Contracts between family members are enforceable if the parties intended to create legal relations, just like any other contract. The problem is that communications in the family context are often no more than statements of intent or wishes, which do not rise to the level of a binding agreement. Arrangements between family members are often more casual, and may not be reduced to writing. The “agreement” may also be more akin to a gratuitous promise, where only one party is truly receiving a benefit form the “deal”. All of this creates problems when it comes time to try to enforce an alleged agreement with a family member.
The B.C. Supreme Court case of Siemens v. Munroe, 2020 BCSC 1862 is a recent example of this. In Siemens, a 31 year old son alleged that his mother breached an agreement that he would receive an interest in property registered in his mother’s name. The mother had approached her son and proposed that she move into a suite in her residence, and allow her son and his family to move into the main floor of the house. The mother would keep the equity she had built up in the property, and the mother and son would share the costs of the mortgage and utilities. Subject to the mother’s equity, the son would become a 50% owner in the residence.
The agreement was never reduced to writing.
The parties proceeded with the agreement. The son and his family moved in, and the son paid his share of the mortgage payments and utilities. However, there were difficulties adding the son’s name to title. The son became frustrated, and the relationship between mother and son deteriorated. The son sent a series of “unfortunate and hurtful” text messages to his mother.
First, the Court considered whether there was a binding agreement between the parties and concluded that there was no such agreement. A promise that was made because of the familial relation of the parties, or out of “natural love and affection” cannot form the basis of a contract. There must be actual consideration exchanged between the parties. While both the son and the mother suggested they were entering into the arrangement to assist the other, the Court observed that the son really benefited more from the arrangement. His family got a larger home, for less than the cost of their smaller condominium, and they were able to rent and later sell their condominium. There was also not sufficient certainty on all of the terms of the agreement to create a binding contract.
However, the son was entitled to a 50% interest in the property (after deducting the mother’s prior equity), on the basis of unjust enrichment. The mother was enriched through the son’s contribution to the mortgage payments.

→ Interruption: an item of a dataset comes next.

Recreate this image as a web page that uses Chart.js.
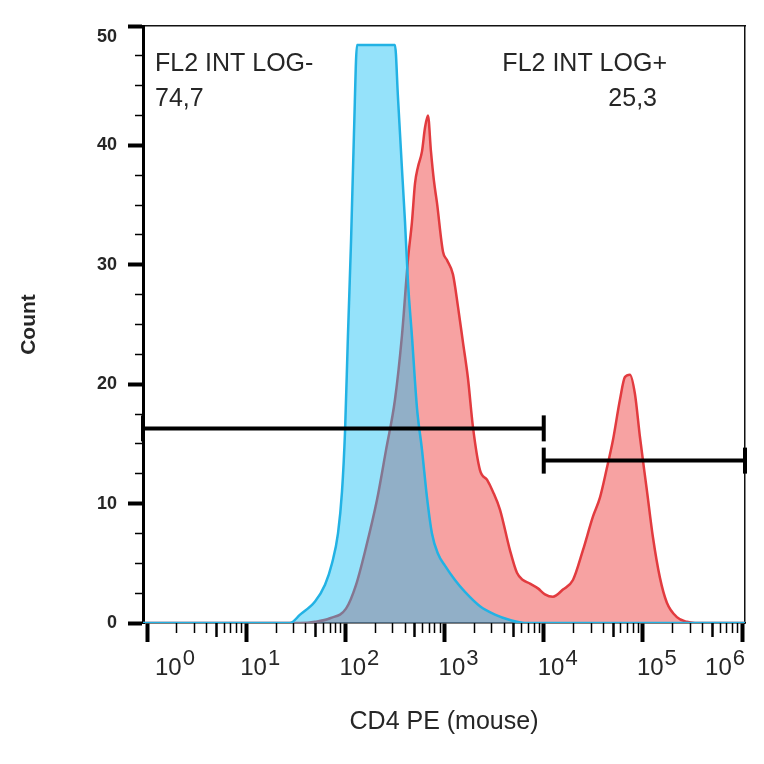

The mother consistently (including at trial) acknowledged that subject to her equity she still considered her son to have a 50% interest in the property. Her statement that she was morally bound by the arrangements did not create a contract between the parties. However, it was an important factor when considering an equitable claim in unjust enrichment, where the court will look at the parties’ reasonable expectations.
A theme throughout the judgment was the emotional toll that this has taken on the relationship between the mother and son. The judge notes at the beginning of her reasons that the case cried out for a creative solution that the parties could unfortunately not reach. She deliberately refrained from repeating the text messages sent by the son to her mother in her reasons, “as doing so would serve no useful purpose.”
It can be awkward to insist that that arrangements with your own family members be reduced to writing, and we have an tendency to avoid uncomfortable discussions. This case is a good reminder that the failure to have those conversations up front may result in greater discomfort (and a lawsuit) down the road.